- Provided information -
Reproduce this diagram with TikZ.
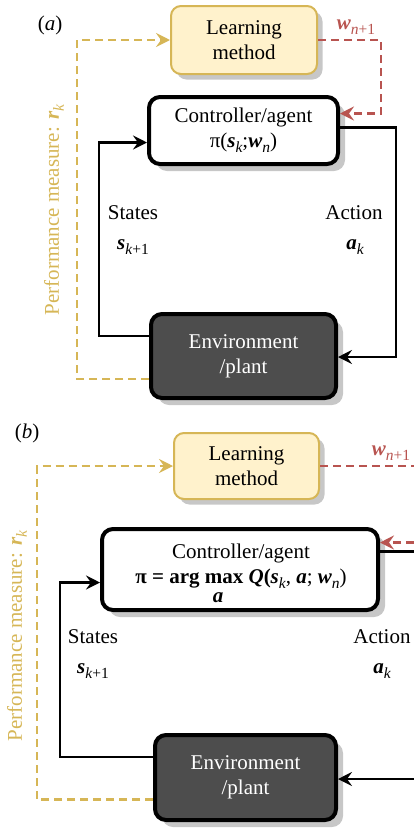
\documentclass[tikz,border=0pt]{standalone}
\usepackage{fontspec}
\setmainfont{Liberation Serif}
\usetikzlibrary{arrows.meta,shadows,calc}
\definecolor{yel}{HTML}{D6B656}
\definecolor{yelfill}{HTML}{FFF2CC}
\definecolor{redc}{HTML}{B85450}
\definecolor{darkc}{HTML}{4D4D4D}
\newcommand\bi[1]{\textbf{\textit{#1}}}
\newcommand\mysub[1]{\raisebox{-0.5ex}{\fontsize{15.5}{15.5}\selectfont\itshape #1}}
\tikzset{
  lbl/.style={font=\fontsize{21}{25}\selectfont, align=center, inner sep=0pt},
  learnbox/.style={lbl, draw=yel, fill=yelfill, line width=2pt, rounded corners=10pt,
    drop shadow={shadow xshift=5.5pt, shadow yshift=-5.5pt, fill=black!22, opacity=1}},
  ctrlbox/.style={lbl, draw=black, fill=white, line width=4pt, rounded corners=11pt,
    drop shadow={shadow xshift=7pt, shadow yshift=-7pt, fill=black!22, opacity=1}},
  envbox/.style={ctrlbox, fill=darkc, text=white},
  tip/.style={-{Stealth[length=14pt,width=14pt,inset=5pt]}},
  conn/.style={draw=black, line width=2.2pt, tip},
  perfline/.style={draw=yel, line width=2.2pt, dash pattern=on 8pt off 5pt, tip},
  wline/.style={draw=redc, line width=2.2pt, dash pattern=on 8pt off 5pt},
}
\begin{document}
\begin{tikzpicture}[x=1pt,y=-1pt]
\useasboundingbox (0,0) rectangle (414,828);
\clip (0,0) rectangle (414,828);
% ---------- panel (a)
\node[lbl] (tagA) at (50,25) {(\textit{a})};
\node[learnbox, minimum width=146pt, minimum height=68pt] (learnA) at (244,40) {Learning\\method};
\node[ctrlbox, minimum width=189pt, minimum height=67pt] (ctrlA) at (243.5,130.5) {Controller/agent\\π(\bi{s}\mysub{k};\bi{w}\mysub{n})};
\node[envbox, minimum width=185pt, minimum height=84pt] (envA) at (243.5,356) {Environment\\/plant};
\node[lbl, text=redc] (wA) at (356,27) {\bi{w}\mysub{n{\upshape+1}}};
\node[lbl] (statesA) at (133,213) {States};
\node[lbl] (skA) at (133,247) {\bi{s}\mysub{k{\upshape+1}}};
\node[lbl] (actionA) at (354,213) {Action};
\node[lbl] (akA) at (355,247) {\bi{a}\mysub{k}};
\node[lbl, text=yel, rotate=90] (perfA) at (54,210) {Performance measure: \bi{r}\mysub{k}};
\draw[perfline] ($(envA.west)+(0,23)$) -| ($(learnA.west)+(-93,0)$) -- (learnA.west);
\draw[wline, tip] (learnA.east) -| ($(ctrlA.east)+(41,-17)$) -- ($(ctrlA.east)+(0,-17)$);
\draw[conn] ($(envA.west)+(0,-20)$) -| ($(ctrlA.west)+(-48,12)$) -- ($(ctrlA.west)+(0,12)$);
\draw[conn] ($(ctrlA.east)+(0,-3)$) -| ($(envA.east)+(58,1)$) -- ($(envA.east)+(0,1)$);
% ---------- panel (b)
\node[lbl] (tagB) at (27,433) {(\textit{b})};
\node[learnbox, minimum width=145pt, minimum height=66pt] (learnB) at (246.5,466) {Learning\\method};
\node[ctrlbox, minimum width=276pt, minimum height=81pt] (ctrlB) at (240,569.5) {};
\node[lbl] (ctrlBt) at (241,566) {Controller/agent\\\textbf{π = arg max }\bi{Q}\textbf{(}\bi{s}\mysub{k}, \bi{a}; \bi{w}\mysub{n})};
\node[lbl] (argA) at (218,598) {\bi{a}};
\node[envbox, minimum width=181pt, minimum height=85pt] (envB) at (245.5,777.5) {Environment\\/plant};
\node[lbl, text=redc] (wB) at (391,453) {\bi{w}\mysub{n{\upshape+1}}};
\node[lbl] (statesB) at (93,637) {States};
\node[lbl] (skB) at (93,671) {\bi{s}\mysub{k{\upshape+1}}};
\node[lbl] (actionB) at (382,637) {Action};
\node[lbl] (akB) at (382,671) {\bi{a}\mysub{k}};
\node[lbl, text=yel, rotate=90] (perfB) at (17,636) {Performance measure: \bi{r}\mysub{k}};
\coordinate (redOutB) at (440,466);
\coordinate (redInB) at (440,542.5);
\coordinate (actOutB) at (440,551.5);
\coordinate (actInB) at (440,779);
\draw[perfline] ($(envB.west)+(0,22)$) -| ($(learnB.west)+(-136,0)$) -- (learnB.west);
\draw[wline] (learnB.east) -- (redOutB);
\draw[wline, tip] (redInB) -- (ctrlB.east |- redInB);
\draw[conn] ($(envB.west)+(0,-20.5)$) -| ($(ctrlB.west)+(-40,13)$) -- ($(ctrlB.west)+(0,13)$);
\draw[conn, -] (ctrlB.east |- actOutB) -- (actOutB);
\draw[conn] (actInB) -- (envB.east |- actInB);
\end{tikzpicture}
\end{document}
---
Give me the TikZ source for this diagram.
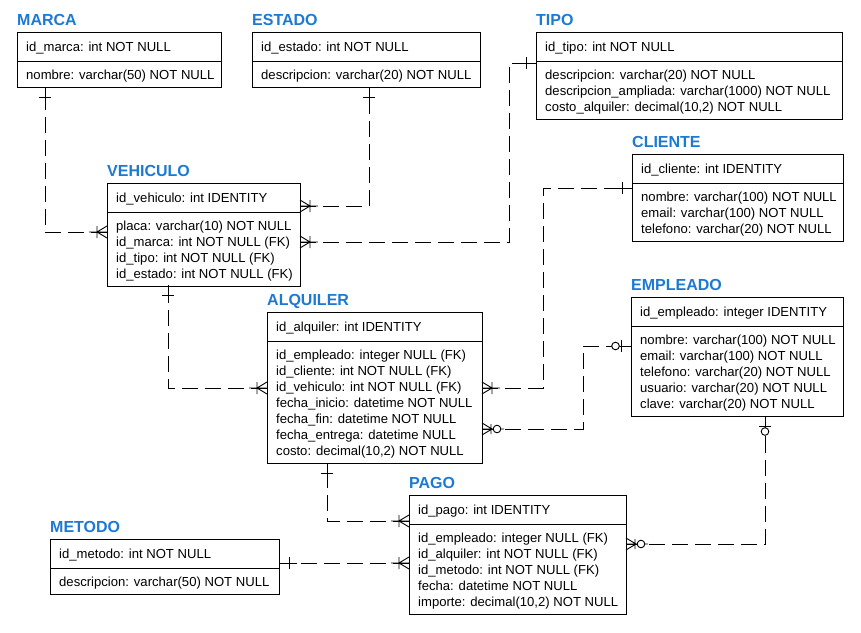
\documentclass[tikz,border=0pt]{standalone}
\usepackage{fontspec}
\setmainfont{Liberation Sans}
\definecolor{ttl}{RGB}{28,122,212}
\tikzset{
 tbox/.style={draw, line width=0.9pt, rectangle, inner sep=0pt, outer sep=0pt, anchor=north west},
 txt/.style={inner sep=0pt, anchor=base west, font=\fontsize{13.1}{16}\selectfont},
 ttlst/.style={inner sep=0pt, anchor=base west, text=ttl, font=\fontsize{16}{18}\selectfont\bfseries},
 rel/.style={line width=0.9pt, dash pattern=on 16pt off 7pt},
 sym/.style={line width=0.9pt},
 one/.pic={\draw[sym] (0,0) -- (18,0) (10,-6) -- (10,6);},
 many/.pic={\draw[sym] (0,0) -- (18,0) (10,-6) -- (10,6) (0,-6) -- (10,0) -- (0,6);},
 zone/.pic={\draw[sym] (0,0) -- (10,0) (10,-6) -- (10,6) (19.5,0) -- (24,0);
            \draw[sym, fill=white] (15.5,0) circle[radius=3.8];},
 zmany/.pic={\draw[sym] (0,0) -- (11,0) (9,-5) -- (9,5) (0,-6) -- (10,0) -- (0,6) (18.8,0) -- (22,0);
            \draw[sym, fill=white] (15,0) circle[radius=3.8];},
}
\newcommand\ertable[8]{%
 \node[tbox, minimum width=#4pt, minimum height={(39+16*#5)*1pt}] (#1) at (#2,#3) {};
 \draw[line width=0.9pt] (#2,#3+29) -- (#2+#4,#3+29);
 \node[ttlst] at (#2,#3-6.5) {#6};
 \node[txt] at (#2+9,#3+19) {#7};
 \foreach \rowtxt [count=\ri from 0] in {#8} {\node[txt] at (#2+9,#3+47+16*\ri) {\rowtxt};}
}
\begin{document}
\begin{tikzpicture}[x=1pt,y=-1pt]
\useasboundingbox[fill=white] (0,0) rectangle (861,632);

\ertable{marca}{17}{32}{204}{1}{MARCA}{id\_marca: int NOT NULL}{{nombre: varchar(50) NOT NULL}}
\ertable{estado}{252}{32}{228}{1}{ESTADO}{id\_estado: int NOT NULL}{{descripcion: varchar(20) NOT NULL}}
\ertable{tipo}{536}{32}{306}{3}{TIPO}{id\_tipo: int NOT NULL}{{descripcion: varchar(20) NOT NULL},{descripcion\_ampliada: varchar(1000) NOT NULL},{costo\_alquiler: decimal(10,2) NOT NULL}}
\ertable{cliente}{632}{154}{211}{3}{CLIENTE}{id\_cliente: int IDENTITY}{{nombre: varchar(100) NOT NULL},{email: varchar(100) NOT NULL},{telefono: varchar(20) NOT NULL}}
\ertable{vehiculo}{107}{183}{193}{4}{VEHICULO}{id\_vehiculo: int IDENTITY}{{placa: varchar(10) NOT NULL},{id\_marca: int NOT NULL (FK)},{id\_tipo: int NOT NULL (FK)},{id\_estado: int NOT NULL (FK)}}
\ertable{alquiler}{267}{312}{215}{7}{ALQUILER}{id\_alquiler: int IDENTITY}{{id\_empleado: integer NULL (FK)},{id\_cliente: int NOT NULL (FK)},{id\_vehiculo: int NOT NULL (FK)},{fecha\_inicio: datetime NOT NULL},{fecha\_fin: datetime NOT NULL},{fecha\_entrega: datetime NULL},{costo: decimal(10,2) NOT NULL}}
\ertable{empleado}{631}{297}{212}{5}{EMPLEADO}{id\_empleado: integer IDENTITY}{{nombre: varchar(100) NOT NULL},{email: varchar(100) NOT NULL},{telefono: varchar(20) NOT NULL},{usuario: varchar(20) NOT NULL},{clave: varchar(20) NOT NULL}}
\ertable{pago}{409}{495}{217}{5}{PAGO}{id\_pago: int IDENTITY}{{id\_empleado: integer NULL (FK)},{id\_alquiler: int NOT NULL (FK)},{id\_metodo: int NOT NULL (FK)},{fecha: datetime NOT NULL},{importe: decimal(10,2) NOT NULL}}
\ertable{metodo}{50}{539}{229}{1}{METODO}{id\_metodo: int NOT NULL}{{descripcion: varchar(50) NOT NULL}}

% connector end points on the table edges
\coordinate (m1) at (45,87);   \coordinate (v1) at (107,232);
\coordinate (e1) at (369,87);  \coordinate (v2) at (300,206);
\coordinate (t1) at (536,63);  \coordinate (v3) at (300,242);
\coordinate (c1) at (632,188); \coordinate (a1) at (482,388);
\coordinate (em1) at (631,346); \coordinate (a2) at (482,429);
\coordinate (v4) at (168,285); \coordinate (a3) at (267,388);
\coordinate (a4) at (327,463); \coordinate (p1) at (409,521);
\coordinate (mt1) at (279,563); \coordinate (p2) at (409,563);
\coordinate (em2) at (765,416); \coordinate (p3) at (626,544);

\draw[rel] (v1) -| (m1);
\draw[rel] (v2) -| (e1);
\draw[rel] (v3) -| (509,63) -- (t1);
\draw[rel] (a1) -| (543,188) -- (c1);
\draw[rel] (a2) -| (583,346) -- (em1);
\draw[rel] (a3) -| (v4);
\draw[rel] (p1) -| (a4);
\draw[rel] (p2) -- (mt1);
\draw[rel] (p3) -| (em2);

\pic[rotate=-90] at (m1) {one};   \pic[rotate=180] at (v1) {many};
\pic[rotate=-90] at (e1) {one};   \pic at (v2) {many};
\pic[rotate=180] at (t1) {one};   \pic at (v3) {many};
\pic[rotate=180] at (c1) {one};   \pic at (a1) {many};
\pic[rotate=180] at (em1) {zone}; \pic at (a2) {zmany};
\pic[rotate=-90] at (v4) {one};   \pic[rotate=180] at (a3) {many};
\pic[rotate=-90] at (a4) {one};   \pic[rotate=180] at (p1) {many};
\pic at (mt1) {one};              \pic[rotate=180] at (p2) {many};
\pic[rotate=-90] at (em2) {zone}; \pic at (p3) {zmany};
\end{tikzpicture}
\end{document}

- Brief -
Select every line of the material above holding the word "diagram" and copy it.

- Reply -
Reproduce this diagram with TikZ.
Give me the TikZ source for this diagram.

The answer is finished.